Eles prometem energia instantânea, foco, performance e ainda o status de quem está "ligado no 220V". Com embalagens vibrantes e campanhas de marketing que conectam a bebida à ideia de juventude, saúde e ousadia, os energéticos conquistaram espaço nas prateleiras — e no cotidiano — dos brasileiros, principalmente entre os mais jovens. Mas, por trás dos goles que empolgam, há riscos silenciosos que começam a chamar cada vez mais atenção da comunidade médica e da sociedade.

Mistura de cafeína, taurina, açúcar e outros compostos, os energéticos têm efeito estimulante potente, que age diretamente sobre o sistema nervoso central. O impacto, porém, vai além da sensação de alerta e disposição. Segundo especialistas, o consumo em excesso pode desencadear arritmias, hipertensão, palpitações e até quadros mais graves, como infarto e fibrilação atrial — distúrbio cardíaco que leva a batimentos desordenados e pode causar desmaios e parada cardíaca.

O caso do ator Rafael Zulu, em janeiro deste ano, é um desses exemplos que acenderam o sinal vermelho. Após consumir diversas latas da bebida em uma festa de família, ele precisou ser socorrido às pressas e internado com o risco de um ataque cardíaco. A história, compartilhada nas redes sociais, foi um alerta para milhares de seguidores.

Mas não é preciso ser famoso para se tornar vítima dos efeitos colaterais. A advogada Ana Beatriz Santana, de 28 anos, usava o energético como um empurrãozinho pré-academia. Com o tempo, a dependência se instalou: o que começou com uma latinha esporádica virou um hábito diário. O resultado foi um mal-estar grave durante o treino — taquicardia, suor frio, visão turva e quase desmaio. “Foi como uma droga. Fui aumentando sem perceber”, relata.

Apesar de as embalagens deixarem claro que o produto não deve ser consumido por crianças, idosos, gestantes ou junto com álcool, as advertências muitas vezes são ignoradas. Em festas, bares e baladas, drinks com energético figuram com naturalidade nos cardápios. E agora, um novo capítulo: marcas estão investindo em versões “infantis” da bebida — sem cafeína nem taurina, mas com apelo visual e sabor semelhante. Com personagens famosos estampados nas latas, o discurso é de “energia saudável” para estimular a cognição das crianças. A tentativa de associar o conceito ao universo infantil preocupa especialistas e educadores, que alertam para os riscos da naturalização precoce do consumo.

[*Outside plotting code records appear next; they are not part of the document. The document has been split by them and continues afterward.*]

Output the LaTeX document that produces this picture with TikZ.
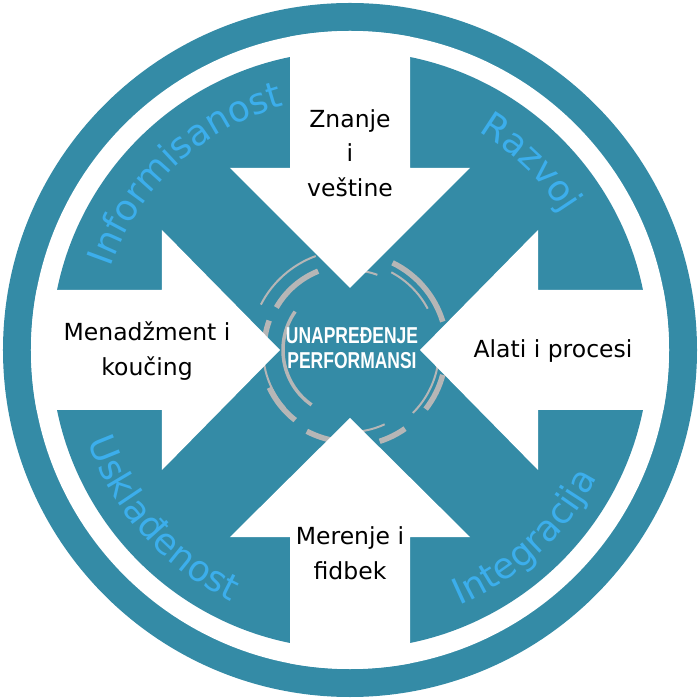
\documentclass[tikz,border=0pt]{standalone}
\usepackage{fontspec}
\usepackage{graphicx}
\setmainfont{DejaVu Sans}
\newfontfamily\centerfont{Liberation Sans}
\usetikzlibrary{decorations.text}
\definecolor{teal1}{RGB}{52,139,166}
\definecolor{lblue}{RGB}{60,174,236}
\definecolor{arcgray}{RGB}{182,182,182}
\newcommand\labelfont{\fontsize{36}{36}\selectfont}
\begin{document}
\begin{tikzpicture}[x=1pt,y=1pt,
  arrowshape/.style={fill=white, draw=none},
  thickarc/.style={draw=arcgray, line width=5.5pt},
  medarc/.style={draw=arcgray, line width=3.5pt},
  thinarc/.style={draw=arcgray, line width=2pt},
  bodytext/.style={font=\fontsize{23.5}{34.5}\selectfont, text=black, align=center, inner sep=0pt},
  centertext/.style={font=\centerfont\bfseries\fontsize{23}{25}\selectfont, text=white, align=center, inner sep=0pt},
  curvelabel/.style={decorate, decoration={text along path, text align=center, text color=lblue, text={|\labelfont|#1}}}
]
\useasboundingbox (-350,-350) rectangle (350,350);
% rings and disk
\fill[teal1] (0,0) circle (347);
\fill[white] (0,0) circle (319);
\fill[teal1] (0,0) circle (299);
% gray arcs round the centre
\draw[thickarc] (17:97) arc[start angle=17, end angle=64, radius=97];
\draw[thickarc] (-38:96) arc[start angle=-38, end angle=-15, radius=96];
\draw[thickarc] (-72:96) arc[start angle=-72, end angle=-55, radius=96];
\draw[thickarc] (112:85) arc[start angle=112, end angle=150, radius=85];
\draw[thickarc] (160:86) arc[start angle=160, end angle=180, radius=86];
\draw[thickarc] (205:89) arc[start angle=205, end angle=232, radius=89];
\draw[thickarc] (242:92) arc[start angle=242, end angle=262, radius=92];
\draw[medarc] (145:67) arc[start angle=145, end angle=235, radius=67];
\draw[thinarc] (28:88) arc[start angle=28, end angle=62, radius=88];
\draw[thinarc] (110:100) arc[start angle=110, end angle=153, radius=100];
\draw[thinarc] (185:87) arc[start angle=185, end angle=222, radius=87];
\draw[thinarc] (-45:89) arc[start angle=-45, end angle=-10, radius=89];
\draw[thinarc] (265:82) arc[start angle=265, end angle=295, radius=82];
\draw[thinarc] (70:80) arc[start angle=70, end angle=100, radius=80];
% white arrows pointing inward
\begin{scope}
\clip (0,0) circle (319);
\fill[arrowshape] (-60,340) -- (-60,182) -- (-120,182) -- (0,62) -- (120,182) -- (60,182) -- (60,340) -- cycle;
\fill[arrowshape] (-60,-340) -- (-60,-187) -- (-120,-187) -- (0,-68) -- (120,-187) -- (60,-187) -- (60,-340) -- cycle;
\fill[arrowshape] (-340,60) -- (-188,60) -- (-188,120) -- (-70,0) -- (-188,-120) -- (-188,-60) -- (-340,-60) -- cycle;
\fill[arrowshape] (340,60) -- (188,60) -- (188,120) -- (70,0) -- (188,-120) -- (188,-60) -- (340,-60) -- cycle;
\end{scope}
% texts in arrows
\node[bodytext] (znanje) at (0,197) {Znanje\\i\\veštine};
\node[bodytext] (menadz) at (-203,-1) {Menadžment i\\koučing};
\node[bodytext] (alati) at (203,-1) {Alati i procesi};
\node[bodytext] (merenje) at (0,-203) {Merenje i\\fidbek};
% centre text
\node[centertext] (centre) at (2,2) {\scalebox{0.76}[1]{UNAPREĐENJE}\\\scalebox{0.76}[1]{PERFORMANSI}};
% curved labels
\path[curvelabel=Informisanost] (176:253) arc[start angle=176, end angle=90, radius=253];
\path[curvelabel=Razvoj] (80:253) arc[start angle=80, end angle=12, radius=253];
\path[curvelabel=Usklađenost] (180:278) arc[start angle=180, end angle=264, radius=278];
\path[curvelabel=Integracija] (-90:278) arc[start angle=-90, end angle=-4, radius=278];
\end{tikzpicture}
\end{document}
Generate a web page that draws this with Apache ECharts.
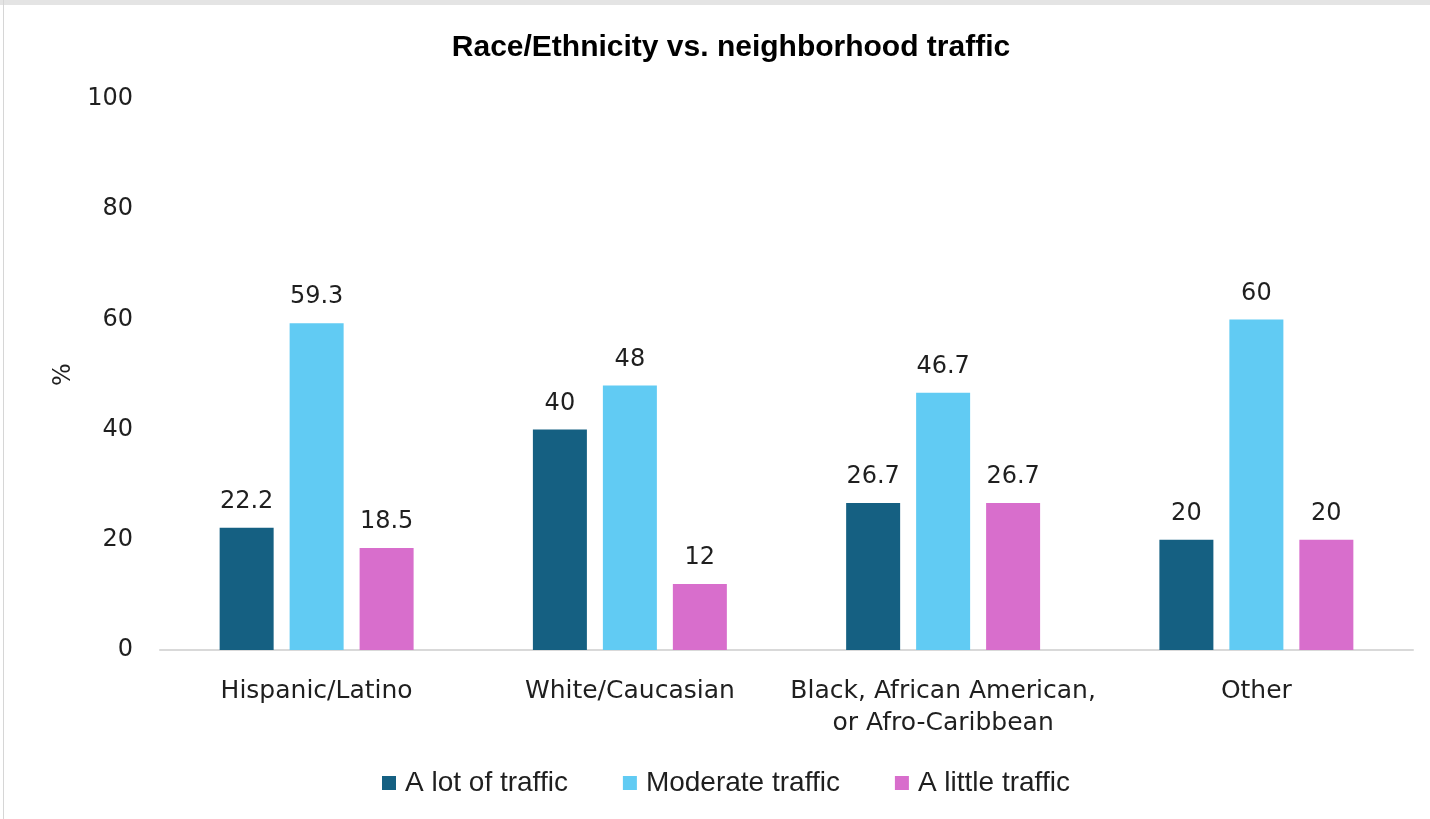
<!DOCTYPE html>
<html>
<head>
<meta charset="utf-8">
<script src="https://cdn.jsdelivr.net/npm/echarts@6/dist/echarts.min.js"></script>
<style>
  html, body { margin: 0; padding: 0; background: #fff; }
  #chart { width: 1430px; height: 819px; }
  .edge-top { position: absolute; left: 0; top: 0; width: 1430px; height: 5px; background: #e4e4e4; }
  .edge-left { position: absolute; left: 3px; top: 0; width: 1px; height: 819px; background: #d6d6d6; }
</style>
</head>
<body>
<div id="chart"></div>
<div class="edge-top"></div>
<div class="edge-left"></div>
<script>
// Chart data
const categories = [
  "Hispanic/Latino",
  "White/Caucasian",
  "Black, African American,\nor Afro-Caribbean",
  "Other",
];
const seriesNames = ["A lot of traffic", "Moderate traffic", "A little traffic"];
const aLotOfTraffic = [22.2, 40, 26.7, 20];
const moderateTraffic = [59.3, 48, 46.7, 60];
const aLittleTraffic = [18.5, 12, 26.7, 20];
const yTicks = [0, 20, 40, 60, 80, 100];

const colors = ["#156082", "#61CBF3", "#D86ECC"];
const textColor = "#1f1f1f";
const labelFont = "'DejaVu Sans', 'Liberation Sans', sans-serif";
const titleFont = "'Liberation Sans', sans-serif";

const myChart = echarts.init(document.getElementById("chart"));

function barSeries(name, values, color) {
  return {
    name: name,
    type: "bar",
    barWidth: 54,
    barGap: "29.6%",
    itemStyle: { color: color },
    label: {
      show: true,
      position: "top",
      distance: 14,
      color: textColor,
      fontSize: 24,
      fontFamily: labelFont,
    },
    data: values,
  };
}

const option = {
  backgroundColor: "#fff",
  animation: false,
  title: {
    text: "Race/Ethnicity vs. neighborhood traffic",
    left: 726,
    textAlign: "center",
    top: 28,
    textStyle: {
      fontFamily: titleFont,
      fontWeight: "bold",
      fontSize: 30,
      color: "#000",
    },
  },
  legend: {
    bottom: 17,
    left: 377,
    itemWidth: 14,
    itemHeight: 14,
    itemGap: 55,
    icon: "rect",
    textStyle: {
      fontFamily: titleFont,
      fontSize: 28,
      color: textColor,
      padding: [0, 0, 0, 4],
    },
    data: seriesNames,
  },
  grid: {
    left: 160,
    right: 17,
    top: 99,
    bottom: 169,
    containLabel: false,
  },
  xAxis: {
    type: "category",
    data: categories,
    axisLine: { lineStyle: { color: "#d9d9d9", width: 2 } },
    axisTick: { show: false },
    axisLabel: {
      interval: 0,
      color: textColor,
      fontSize: 25,
      fontFamily: labelFont,
      lineHeight: 32,
      margin: 25,
    },
  },
  yAxis: {
    type: "value",
    min: yTicks[0],
    max: yTicks[yTicks.length - 1],
    interval: 20,
    name: "%",
    nameLocation: "middle",
    nameGap: 84,
    nameTextStyle: {
      color: textColor,
      fontSize: 24,
      fontFamily: labelFont,
    },
    axisLine: { show: false },
    axisTick: { show: false },
    splitLine: { show: false },
    axisLabel: {
      color: textColor,
      fontSize: 24,
      fontFamily: labelFont,
      margin: 27,
    },
  },
  series: [
    barSeries(seriesNames[0], aLotOfTraffic, colors[0]),
    barSeries(seriesNames[1], moderateTraffic, colors[1]),
    barSeries(seriesNames[2], aLittleTraffic, colors[2]),
  ],
};

myChart.setOption(option);
</script>
</body>
</html>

O apelo publicitário tem dado resultado. Segundo pesquisa da Kantar divulgada em maio, 38% dos lares brasileiros já compram energéticos regularmente. Entre os jovens até 29 anos, 22% se tornaram novos consumidores nos últimos anos, mesmo diante do aumento de preços e da queda no consumo de bebidas alcoólicas. O energético virou símbolo de juventude, performance e resistência — ainda que à custa da própria saúde.

No Brasil, a Anvisa regula os ingredientes e orienta o consumo com diversas restrições. Mas, na prática, o cumprimento é falho e o controle, limitado. Em países como a Letônia e a Lituânia, a venda é proibida para menores. A Escócia e a Inglaterra discutem medidas semelhantes desde 2019. Por aqui, o debate ainda engatinha.

O que deveria ser um alerta de rótulo, precisa virar um debate público. Energéticos não são refrigerantes turbinados. São produtos com potencial farmacológico, capazes de alterar o funcionamento do corpo e, em casos extremos, custar vidas. É preciso que escolas, famílias, profissionais da saúde e o próprio Estado assumam o protagonismo na discussão. Porque, por enquanto, os energéticos continuam prometendo energia — e levando corações ao limite.